--- Begin ---

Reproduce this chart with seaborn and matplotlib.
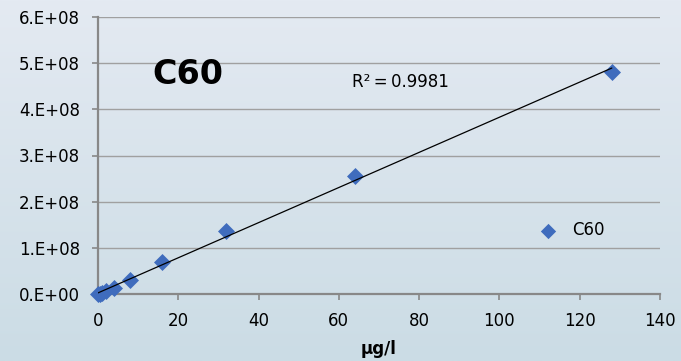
import numpy as np
import pandas as pd
import matplotlib
matplotlib.use("Agg")
import matplotlib.pyplot as plt
import seaborn as sns
from matplotlib.ticker import FuncFormatter, MultipleLocator

# Data
concentration = [0, 0.5, 1, 2, 4, 8, 16, 32, 64, 128]
signal = [0.0e8, 0.01e8, 0.03e8, 0.06e8, 0.13e8, 0.30e8, 0.70e8, 1.36e8, 2.56e8, 4.81e8]
series_name = "C60"
title_text = "C60"
r2_text = "R²\u2009=\u20090.9981"
x_label = "μg/l"

df = pd.DataFrame({"x": concentration, "y": signal})

sns.set_style("white")
plt.rcParams['font.family'] = ['DejaVu Sans']
plt.rcParams['text.color'] = 'black'
plt.rcParams['axes.labelcolor'] = 'black'
plt.rcParams['xtick.color'] = 'black'
plt.rcParams['ytick.color'] = 'black'

fig = plt.figure(figsize=(6.81, 3.61), dpi=100)

# gradient background
bg = fig.add_axes([0, 0, 1, 1], zorder=-10)
top = np.array([228, 234, 242]) / 255
bot = np.array([203, 220, 229]) / 255
t = np.linspace(0, 1, 256)[:, None]
grad = (top[None, :] * (1 - t) + bot[None, :] * t)[:, None, :]
bg.imshow(grad, aspect='auto', extent=[0, 1, 0, 1])
bg.axis('off')

ax = fig.add_axes([98/681, 1 - 294/361, (660-98)/681, (294-17)/361])
ax.set_facecolor('none')

blue = '#3f6cbd'
sns.scatterplot(data=df, x="x", y="y", marker='D', s=75, color=blue,
                edgecolor=blue, linewidth=0, ax=ax, label=series_name, zorder=3,
                clip_on=False)

# linear trendline
coef = np.polyfit(concentration, signal, 1)
xs = np.array([min(concentration), max(concentration)])
ax.plot(xs, np.polyval(coef, xs), color='black', lw=0.9, zorder=4)

ax.set_xlim(0, 140)
ax.set_ylim(0, 6e8)
ax.xaxis.set_major_locator(MultipleLocator(20))
ax.yaxis.set_major_locator(MultipleLocator(1e8))

def yfmt(v, pos):
    if abs(v) < 1:
        return "0.E+00"
    return f"{v/1e8:.0f}.E+08"
ax.yaxis.set_major_formatter(FuncFormatter(yfmt))

ax.grid(axis='y', color='#a0a0a0', lw=1.0)
ax.grid(axis='x', visible=False)
for s in ['top', 'right']:
    ax.spines[s].set_visible(False)
for s in ['left', 'bottom']:
    ax.spines[s].set_color('#888888')
    ax.spines[s].set_linewidth(1.6)
ax.tick_params(axis='both', direction='out', length=4, width=1.2, color='#888888',
               labelsize=12, labelcolor='black', pad=9)
ax.tick_params(axis='y', left=True)
ax.tick_params(axis='x', bottom=True)

ax.set_xlabel(x_label, fontsize=12, fontweight='bold', labelpad=7, color='black')
ax.set_ylabel("")

fig.text(152/681, 1 - 75/361, title_text, fontsize=24, fontweight='bold',
         ha='left', va='center', color='black')
fig.text(352/681, 1 - 82/361, r2_text, fontsize=12, ha='left', va='center',
         color='black')

leg = ax.legend(loc='center left', bbox_to_anchor=((525-98)/562, (294-230)/277),
                frameon=False, fontsize=12, handletextpad=0.4, markerscale=0.9,
                borderaxespad=0)
for txt in leg.get_texts():
    txt.set_color('black')

fig.savefig("out.png", dpi=100)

--- End ---

* [Given problem] Everything from the first line to the line with "fig = plt.figure(figsize=(6.81, 3.61), dpi=100)" must be repeated exactly, and nothing else. Leave the pictures out.

* [Task answer]
Reproduce this chart with seaborn and matplotlib.
import numpy as np
import pandas as pd
import matplotlib
matplotlib.use("Agg")
import matplotlib.pyplot as plt
import seaborn as sns
from matplotlib.ticker import FuncFormatter, MultipleLocator

# Data
concentration = [0, 0.5, 1, 2, 4, 8, 16, 32, 64, 128]
signal = [0.0e8, 0.01e8, 0.03e8, 0.06e8, 0.13e8, 0.30e8, 0.70e8, 1.36e8, 2.56e8, 4.81e8]
series_name = "C60"
title_text = "C60"
r2_text = "R²\u2009=\u20090.9981"
x_label = "μg/l"

df = pd.DataFrame({"x": concentration, "y": signal})

sns.set_style("white")
plt.rcParams['font.family'] = ['DejaVu Sans']
plt.rcParams['text.color'] = 'black'
plt.rcParams['axes.labelcolor'] = 'black'
plt.rcParams['xtick.color'] = 'black'
plt.rcParams['ytick.color'] = 'black'

fig = plt.figure(figsize=(6.81, 3.61), dpi=100)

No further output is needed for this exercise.